Citymag: Quelles sont des difficultés qu’on rencontre quand on veut faire du cinéma en Mauritanie?

- Les acteurs. C’est même pour cela que dans La vengeance de Faïza il n’y a pas de dialogue. C’était prévu, mais je n’en ai pas mis à cause des acteurs. La jeune fille qui joue Faïza est très motivée, elle veut aller se former, mais on voit clairement que ça manque. Mais ce n’est pas seulement ça. Il y a le matériel qui fait défaut, il y a un manque de formation des techniciens...

Citymag: Et le public?

- Le public apprécie les films, mais il n’a pas les supports qu’il faut pour voir ce que les jeunes Mauritaniens font en matière de cinéma. Il n’y a pas de salle de cinéma, nos films ne passent pas à la télé. Pourtant le public est assoiffé d’images.

Citymag: Quels sont vos projets?

- J’aimerais bien qu’il y ait des écoles d’audiovisuel en Mauritanie. Moi je n’en ai pas les moyens, mais j’aimerais qu’il y en ait. Sinon personnellement j’ai commencé à écrire mon prochain film, j’essaie de me perfectionner en photo. Et j’espère aller bientôt poursuivre ma formation en France. .

Bio express

Né à Rosso en 1980, Yero Djigo grandit à Nouakchott. C’est là qu’il commence à fréquenter les cinémas. «Mais je ne pensais pas que j’allais devenir cinéaste, j’avais plutôt envie d’être à la place des acteurs», sourit-il. Après sa scolarité, il crée une petite entreprise de photo, vidéo et formation en informatique à Medina 3. Un ami l’initie à l’infographie. Et «je filmais aussi un peu ce qui se passait dans le quartier». L’image, déjà, mais sans direction précise.

En 2007 a lieu une rencontre que l’on peut qualifier de décisive avec le journaliste français Dominique Christian Mollard. Yero Djigo le suit à Nouadhibou sur le tournage d’un documentaire sur l’immigration clandestine, Destinos clandestinos. A son retour, fort de l’expérience emmagasinée durant ce stage, Yero Djigo est embauché comme cameraman à Sahara Medias. «Le premier jour j’ai filmé une manifestation, et mes images ont fait le tour des télévisions arabes, se souvient-il. Là j’y ai vraiment pris goût». Il est sur les lieux lors de la fusillade qui a suivi l’évasion de Sidi Ould Sidina, en avril 2008. «Je suis resté enfermé dans une maison de 17h jusqu’au lendemain matin. J’ai beaucoup pensé à ma mère!», se rappelle-t-il.
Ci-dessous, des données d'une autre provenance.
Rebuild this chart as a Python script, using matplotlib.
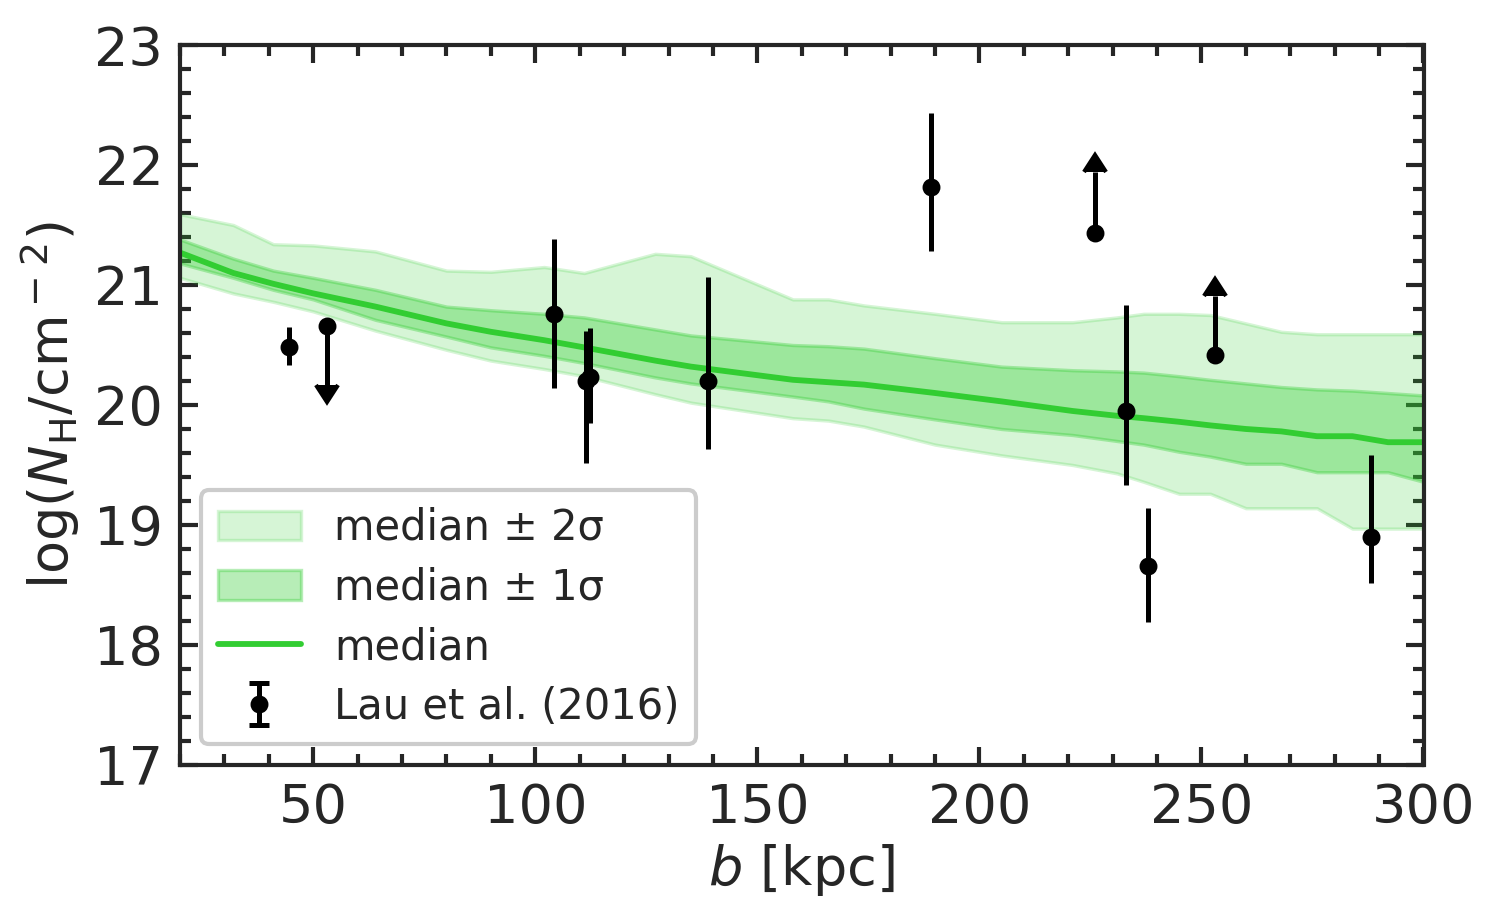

En 2010 il décroche une bourse via l’ambassade de France et suit une formation de JRI (journaliste reporter d’images) d’un mois et demi à Montpellier. C’est à son retour qu’il réalisera Les pas des médias en Mauritanie. On connaît la suite. A côté de cela Yero Djigo réalise des films institutionnels (Croix-Rouge, HCR, entre autres) sous son label Sahel Production, collabore avec l’Institut français dans le domaine de la photographie et donne à l’occasion des formations.